With all this in mind, here are ten muscle-flexing stocks that deserve a place in the portfolio of any investor--particularly one willing to hold a stock for five years or longer. All of these stocks have market capitalizations in excess of $40 billion, and all are expected by analysts to generate annual earnings growth of at least 14% a year over the next three to five years.
TECHNOLOGY GOLIATHS
Less than a quarter-century after its founding, Microsoft (symbol MSFT, Nasdaq, recent price $158) has become the most valuable corporation in the world. Its stock, which went public 13 years ago, has since risen 400-fold.
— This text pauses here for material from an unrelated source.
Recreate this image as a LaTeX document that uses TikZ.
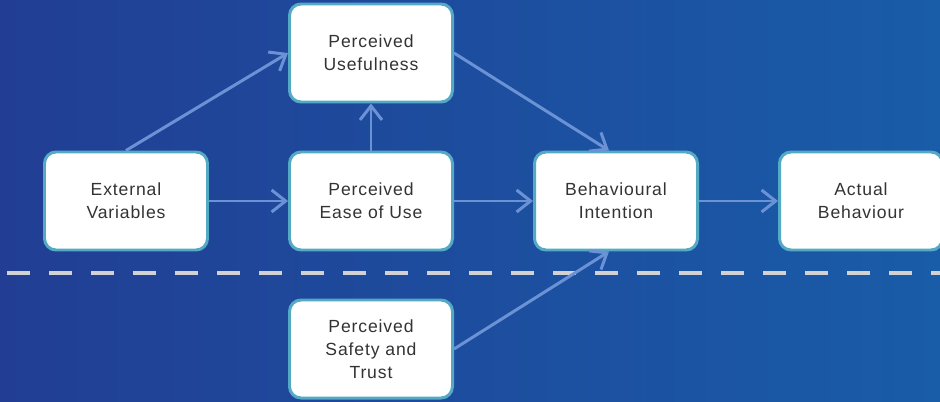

Now the government is so fearful of the company's dominance of computer software that it is suing Microsoft for alleged antitrust violations.
Microsoft operating systems are the hearts and lungs of 90% of personal computers, and thanks to an explosion in sales of below-$1,000 computers, the Microsoft juggernaut seems to have shifted into a heretofore unused gear. The company, fondly called Mr. Softee on Wall Street, recently stunned investors when, for the quarter ended December 31, it reported a 75% jump in profits, to $2 billion. Not too shabby for a company with annual revenues of $17 billion, a stock-market capitalization of $450 billion and a cash war chest of $19 billion. "They get the same dollar amount no matter how much the boxes are sold for," notes fund manager Segalas.